L'intellectuel musulman turc Fethullah Gülen dément avoir donné des consignes à des policiers et à des procureurs dans le cadre de l'enquête pour corruption qui a ébranlé le gouvernement de Recep Tayyip Erdogan, et estime que son mouvement, Hizmet, est devenu le bouc-émissaire des autorités.

Lors de la première interview télévisée qu'il ait accordée depuis 16 ans, cet homme écouté déclare à la BBC que Recep Tayyip Erdogan semble avoir été induit en erreur par certains de ses collaborateurs.

Trois ministres ont démissionné et plusieurs hommes d'affaires proches d'Erdogan ont été arrêtés dans le cadre de cette affaire de corruption, qui a tourné à l'affrontement publique entre le Premier ministre et Fethullah Gülen, dont les sympathisants se compteraient par millions.

Recep Tayyip Erdogan estime que l'enquête pour corruption en cours relève d'un coup de force judiciaire ourdi par un "Etat parallèle", allusion au mouvement Hizmet ("Service"), qui exercerait une grande influence sur la police et l'appareil judiciaire.

"Je pense qu'il y a autour de lui un cercle de caciques qui déforment les choses", dit Gülen dans l'interview, diffusée lundi et réalisée à son domicile en Pennsylvanie, où il s'est exilé en 1999.

L'intellectuel musulman âgé de 72 ans nie avoir mis en place un "Etat parallèle" et fait remarquer que les milliers de policiers et de procureurs limogés par le gouvernement Erdogan n'appartiennent pas tous au mouvement Hizmet et sont issus de milieux politiques et idéologiques très divers.

"Il y a parmi eux des nationalistes, par exemple.
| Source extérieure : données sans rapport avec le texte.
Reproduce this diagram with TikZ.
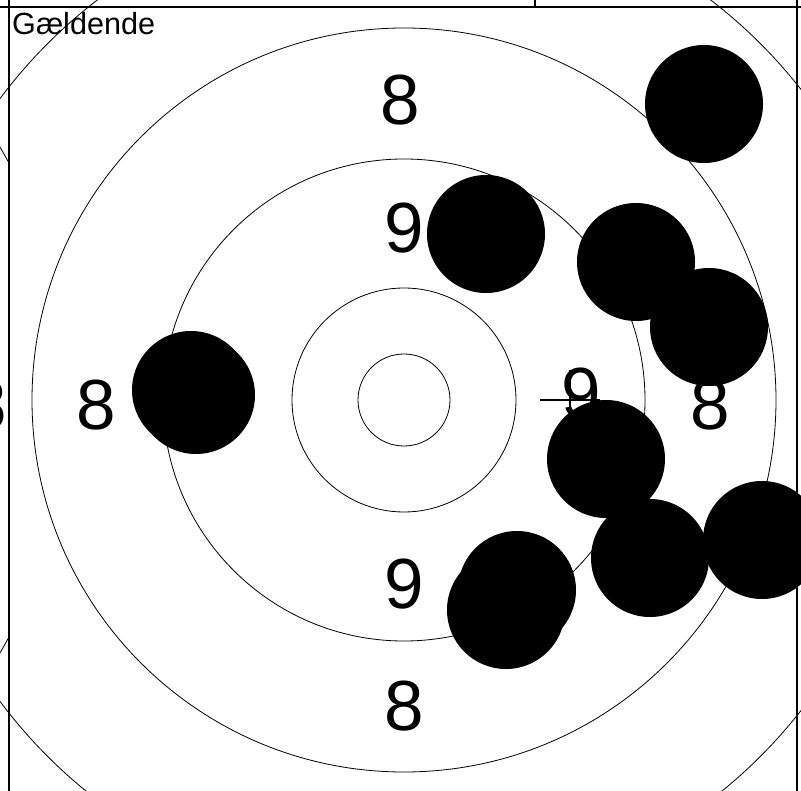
\documentclass[tikz,border=0pt]{standalone}
\usepackage{fontspec}
\setmainfont{Liberation Sans}
\tikzset{
  ring/.style={line width=0.8pt},
  panel/.style={line width=1.6pt},
  shot/.style={fill=black},
  score/.style={inner sep=0pt, font=\fontsize{71}{71}\selectfont},
}
\begin{document}
\begin{tikzpicture}[x=1pt, y=-1pt]
  \useasboundingbox (0,0) rectangle (801,791);
  % neighbouring target, only its edge shows left of the panel
  \begin{scope}
    \clip (-10,0) rectangle (9,791);
    \draw[ring] (-436,400) circle [radius=504pt];
    \node[score] (nbeight) at (-13,405) {8};
  \end{scope}
  % rings
  \foreach \r in {46,112,241,372,504}
    \draw[ring] (404,400) circle [radius=\r pt];
  % ring numbers
  \node[score] (eightN) at (400,100) {8};
  \node[score] (nineN) at (404,228) {9};
  \node[score] (nineS) at (404,584) {9};
  \node[score] (eightS) at (404,706) {8};
  \node[score] (eightW) at (96,405) {8};
  \node[score] (nineW) at (228,402) {9};
  \node[score] (nineE) at (581,393) {9};
  \node[score] (eightE) at (710,405) {8};
  % centre mark
  \coordinate (mark) at (570,400);
  \draw[line width=1.3pt] ([xshift=-30pt]mark) -- ([xshift=30pt]mark);
  \draw[line width=1.3pt] ([yshift=30pt]mark) -- ([yshift=-30pt]mark);
  % shots
  \foreach \sx/\sy in {704/104, 486/234, 636/262, 709/327, 191/390, 196/395,
                       606/459, 650/558, 762/540, 517/590, 506/610}
    \fill[shot] (\sx,\sy) circle [radius=59pt];
  % panel frame and header row
  \draw[panel] (0,7) -- (801,7);
  \draw[panel] (9,0) -- (9,791);
  \draw[panel] (797,0) -- (797,791);
  \draw[panel] (535,0) -- (535,7);
  \node[inner sep=0pt, anchor=base west, font=\fontsize{30.6}{31}\selectfont]
    (title) at (12,35) {Gældende};
\end{tikzpicture}
\end{document}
Mais dans le but d'exagérer le problème, d'accréditer l'idée d'un Etat parallèle qui a tout infiltré, ils disent que les personnes qu'ils ont limogées partagent tous les mêmes idées, les mêmes sentiments", déclare Fethullah Gülen.

Le gouvernement turc assure ne pas être à l'origine de la purge opérée au sein de la police et de la magistrature depuis le 17 décembre, jour où a éclaté l'affaire de corruption, mais quoi qu'il en soit, ces destitutions ou mutations ont pour ainsi dire bloqué l'enquête en cours.

Selon les médias turcs, les mandats d'arrêt visant 45 personnes, dont le propre fils du Premier ministre, ont été annulés par les procureurs nouvellement promus.